Peter Sagan’s luxury wardrobe
Peter Sagan is some kind of deluxe onion. Peel back his layers and his appearance will barely diminish. His stage two victory has put him into the yellow jersey, but when someone overhauls his lead and pulls that off his back, he’ll still be wearing the green jersey as he’s also leading the points competition. In the unlikely event that this too is torn from his rippling torso, he still has that rainbow-striped base layer to fall back on, as he’s the current world champion.
Short, hard effort up a hill at the end. Sagan was fastest. The increasingly impressive Julian Alaphilippe was handlebar-hammeringly frustrated to come second, while Alejandro Valverde has had so many third places, he probably didn’t even notice another one.
Oddly, Sagan himself thought he’d come third.
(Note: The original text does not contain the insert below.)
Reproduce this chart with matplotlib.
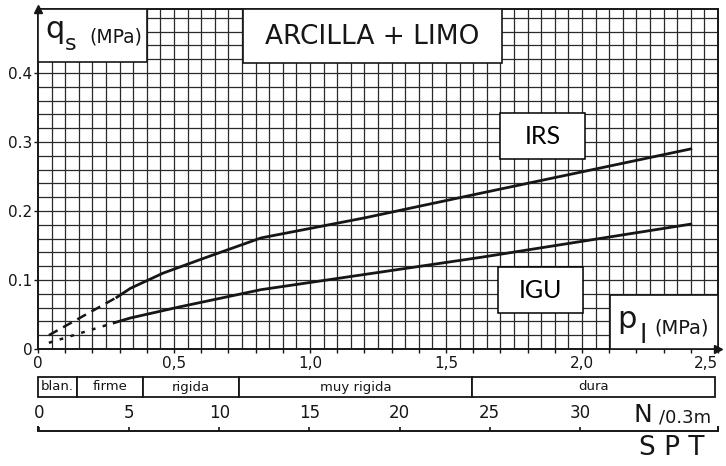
import numpy as np
import matplotlib.pyplot as plt
from matplotlib.patches import Rectangle

# curves: q_s (MPa) against p_l (MPa)
irs_dash_p = [0.04, 0.29]
irs_dash_q = [0.020, 0.075]
irs_p = [0.29, 0.34, 0.46, 0.62, 0.82, 1.20, 1.63, 2.40]
irs_q = [0.075, 0.088, 0.110, 0.133, 0.161, 0.190, 0.226, 0.290]

igu_dash_p = [0.04, 0.28]
igu_dash_q = [0.009, 0.038]
igu_p = [0.28, 0.34, 0.52, 0.82, 1.20, 1.63, 2.40]
igu_q = [0.038, 0.045, 0.061, 0.086, 0.108, 0.133, 0.181]

y_ticks = [0, 0.1, 0.2, 0.3, 0.4]
y_labels = ['0', '0.1', '0.2', '0.3', '0.4']
x_ticks = [0, 0.5, 1.0, 1.5, 2.0, 2.5]
x_labels = ['0', '0,5', '1,0', '1,5', '2,0', '2,5']

# consistency classes along the p_l scale
zones = ['blan.', 'firme', 'rigida', 'muy rigida', 'dura']
zone_edges = [0, 0.143, 0.386, 0.739, 1.596, 2.49]

# SPT scale
spt_ticks = [0, 5, 10, 15, 20, 25, 30]

W, H = 726, 466
ink = '#161616'


def box(x0, y0, x1, y1):
    # pixel box (top-left origin) -> figure fraction
    return [x0 / W, 1 - y1 / H, (x1 - x0) / W, (y1 - y0) / H]


fig = plt.figure(figsize=(W / 100, H / 100), dpi=100)
fig.patch.set_facecolor('white')

# main chart
ax = fig.add_axes(box(38, 9, 718, 349))
ax.set_xlim(0, 2.5)
ax.set_ylim(0, 0.4928)

ax.vlines(np.arange(0.05, 2.5, 0.05), 0, 0.4928, color='#2a2a2a', lw=0.9, zorder=1)
ax.hlines(np.arange(0.02, 0.49, 0.02), 0, 2.5, color='#2a2a2a', lw=0.9, zorder=1)

for s in ax.spines.values():
    s.set_linewidth(1.4)
    s.set_color(ink)

ax.set_yticks(y_ticks)
ax.set_yticklabels(y_labels, fontsize=11, color=ink)
ax.set_xticks(x_ticks)
ax.set_xticklabels(x_labels, fontsize=11, color=ink)
ax.get_xticklabels()[-1].set_ha('right')
ax.set_xticks(np.arange(0.1, 2.5, 0.1), minor=True)
ax.tick_params(axis='y', length=3, width=1, pad=1, colors=ink)
ax.tick_params(axis='x', which='both', length=3, width=1, pad=2, colors=ink)

# axis arrows
ax.plot(0, 0.4928, marker='^', ms=6, color=ink, clip_on=False, zorder=6)
ax.plot(2.5, 0, marker='>', ms=6, color=ink, clip_on=False, zorder=6)

# curves
ax.plot(irs_dash_p, irs_dash_q, color=ink, lw=1.8, ls=(0, (4, 2.5)), zorder=4)
ax.plot(irs_p, irs_q, color=ink, lw=2, zorder=4)
ax.plot(igu_dash_p, igu_dash_q, color=ink, lw=1.8, ls=(0, (1.5, 3)), zorder=4)
ax.plot(igu_p, igu_q, color=ink, lw=2, zorder=4)

# white label panels on the grid
panels = [(0, 0.416, 0.40, 0.4928), (0.754, 0.4145, 1.706, 0.4928),
          (2.103, 0, 2.5, 0.078)]
for x0, y0, x1, y1 in panels:
    ax.add_patch(Rectangle((x0, y0), x1 - x0, y1 - y0, facecolor='white',
                           edgecolor=ink, lw=1.2, zorder=3))

ax.text(1.23, 0.452, 'ARCILLA + LIMO', fontsize=19, ha='center', va='center',
        color=ink, zorder=5)
ax.text(0.028, 0.4507, 'q', fontsize=22, ha='left', va='baseline', color=ink, zorder=5)
ax.text(0.098, 0.433, 's', fontsize=16, ha='left', va='baseline', color=ink, zorder=5)
ax.text(0.19, 0.452, '(MPa)', fontsize=13.5, ha='left', va='center', color=ink, zorder=5)
ax.text(2.13, 0.030, 'p', fontsize=22, ha='left', va='baseline', color=ink, zorder=5)
ax.text(2.212, 0.009, 'l', fontsize=19, ha='left', va='baseline', color=ink, zorder=5)
ax.text(2.265, 0.030, '(MPa)', fontsize=14, ha='left', va='center', color=ink, zorder=5)

# curve name boxes
for name, x0, y0, x1, y1 in [('IRS', 1.70, 0.275, 2.01, 0.342),
                             ('IGU', 1.693, 0.052, 2.004, 0.119)]:
    ax.add_patch(Rectangle((x0, y0), x1 - x0, y1 - y0, facecolor='white',
                           edgecolor='black', lw=1.1, zorder=5))
    ax.text((x0 + x1) / 2, (y0 + y1) / 2, name, fontsize=18, family='Lato',
            ha='center', va='center', color='black', zorder=6)

# consistency band
band = fig.add_axes(box(38, 377, 718, 397))
band.set_xlim(0, 2.5)
band.set_ylim(0, 1)
band.axis('off')
for i, name in enumerate(zones):
    a, b = zone_edges[i], zone_edges[i + 1]
    band.add_patch(Rectangle((a, 0), b - a, 1, facecolor='white', edgecolor=ink,
                             lw=1.3, clip_on=False))
    band.text((a + b) / 2, 0.5, name, fontsize=9.5, ha='center', va='center', color=ink)

# SPT scale
spt = fig.add_axes(box(38, 400, 718, 431))
spt.set_xlim(-0.055, 37.66)
spt.set_ylim(0, 1)
spt.set_facecolor('none')
for k in ['top', 'left', 'right']:
    spt.spines[k].set_visible(False)
spt.spines['bottom'].set_linewidth(1.4)
spt.spines['bottom'].set_color(ink)
spt.set_yticks([])
spt.set_xticks(spt_ticks)
spt.tick_params(axis='x', direction='in', length=3, width=1.2, labelbottom=False, colors=ink)
spt.vlines([-0.055, 37.66], 0, 0.15, color=ink, lw=1.4, clip_on=False)
for n in spt_ticks:
    spt.text(n, 0.58, str(n), fontsize=12, ha='center', va='center', color=ink)
spt.text(33.0, 0.29, 'N', fontsize=18, ha='left', va='baseline', color=ink)
spt.text(34.4, 0.29, '/0.3m', fontsize=13, ha='left', va='baseline', color=ink)

fig.text(672 / W, 1 - 448 / H, 'S P T', fontsize=19, ha='center', va='center', color=ink)

fig.savefig('out.png', dpi=100)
You wait years and years for a chance to give one of your patented Tour de France victory salutes and when it finally comes, you don’t even notice.
Alberto Contador v road furniture
After being sent skittering across the asphalt after hitting a traffic island on stage one, suburban road architecture again got the better of Contador on stage two. Tony Martin hit a speed bump (terrible name: if anything they slow you down) which bounced his hands off the bars. He fell and brought the Spaniard down with him.
“I can feel something in the knee, calf and left shoulder,” said Contador afterwards. He lost 48 seconds on the stage. Things don’t look good.
Richie Porte was another overall contender to suffer. He had a puncture with 5km to go and the wheel change was ropey enough that he lost 1m45s. That’s a significant head-start to his rivals and Porte’s tetchy enough about it at the minute that he’s claiming his hopes are already over.
Flat, sprint finish.
It’ll never rival the Giro d’Italia’s idiosyncratic offerings, but let’s bring back the local delicacies angle to stage previews. This region of France apparently specialises in whelks, mussels and saltmarsh lamb.